Through the centuries it seems one of the few things the “Ancients” have been able to agree on is that only men (not women, who don’t count at all, of course) of a certain class can understand the depth of the questions surrounding rhetoric – and whether it is one of the most important arts in the whole of civilization or just a sham created by con artists – of a certain class, of course.
Monday, August 31, 2009
The Truth is Unknowable, So Question Everything
The type of rhetoric may change, so the story goes, but not the actual idea of "elaboration and rearticulation" (24). Yet, it is arguable that what we are looking at via the Sophists, Plato, Aristotle, and Isocrates is not just four types of argument, but four distinct personality types persuading us toward their own particular worldviews.
Gorgias, for instance, with the heart of either a politician or a dictator (not sure which), may have called himself a teacher, but he taught the manipulation of audience - not the enlightenment, and a "unilateral transaction between an active speaker and a passive audience" (6) sounds a little like a drug deal to me.
Protagoras, to a lesser extent, and Isocrates, on the other hand, were truly teachers. For them it was not about manipulating the audience nor about finding some immutable Truth - which "for all practical purpose, was held by Protagoras to be inaccessible" (5). For the teacher-personality, rhetoric becomes a way to get everyone on the same civically-minded page.
Plato was a born philosopher. For him, rhetoric was finding and communicating that greater Truth grasped "only by the lover of wisdom who apprehends them as a result of divine inspiration or by recollection ... of them as they were viewed by the soul before birth" (8). I'm guessing he believed he was one such blessed "lover."
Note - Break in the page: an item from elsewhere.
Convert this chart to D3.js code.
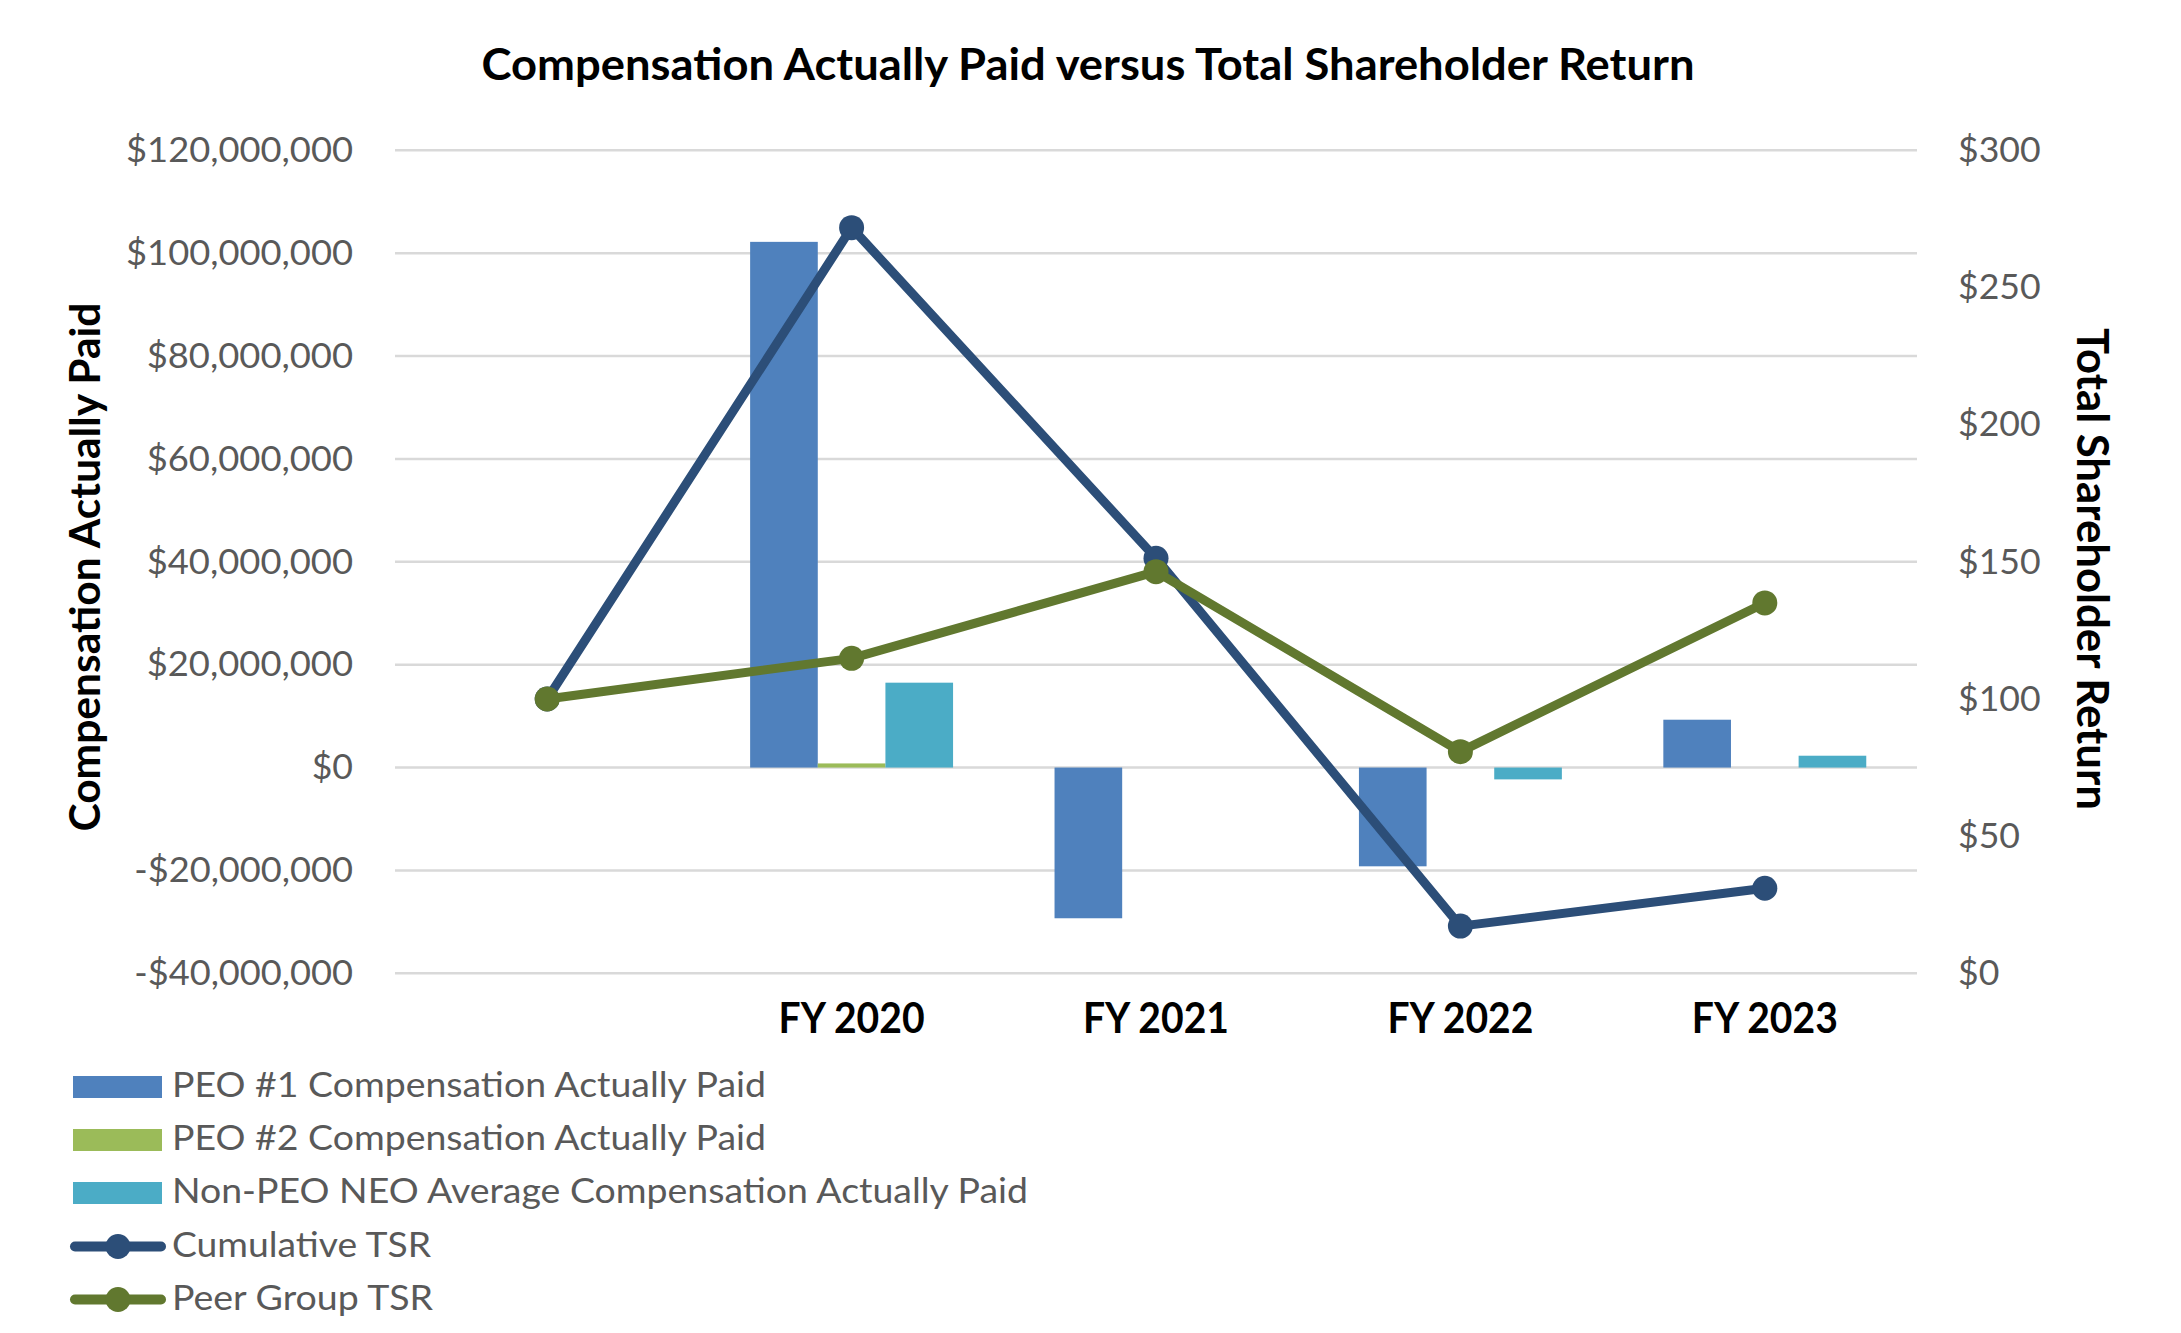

Aristotle, Plato's genius student-who-could, felt that rhetoric stood on its own as an art form: reason for reason's sake. Like Isocrates, and Protagoras before him, Aristotle looked at public discourse as the art of seeing possibilities (technically: "probabilities"). Unlike the teachers of art, however, Aristotle was the the artist, with the artist's devotion to product - and not what the product could necessarily bring to the community at large.
Rhetorical style then, I think it can be argued, is a reflection of the personality and the values of the rhetor. Conley's "four basic models" (24), may reflect four possible personality types of thinkers who often are instrumental in changing our world. I haven't yet decided if this thought comforts me or not.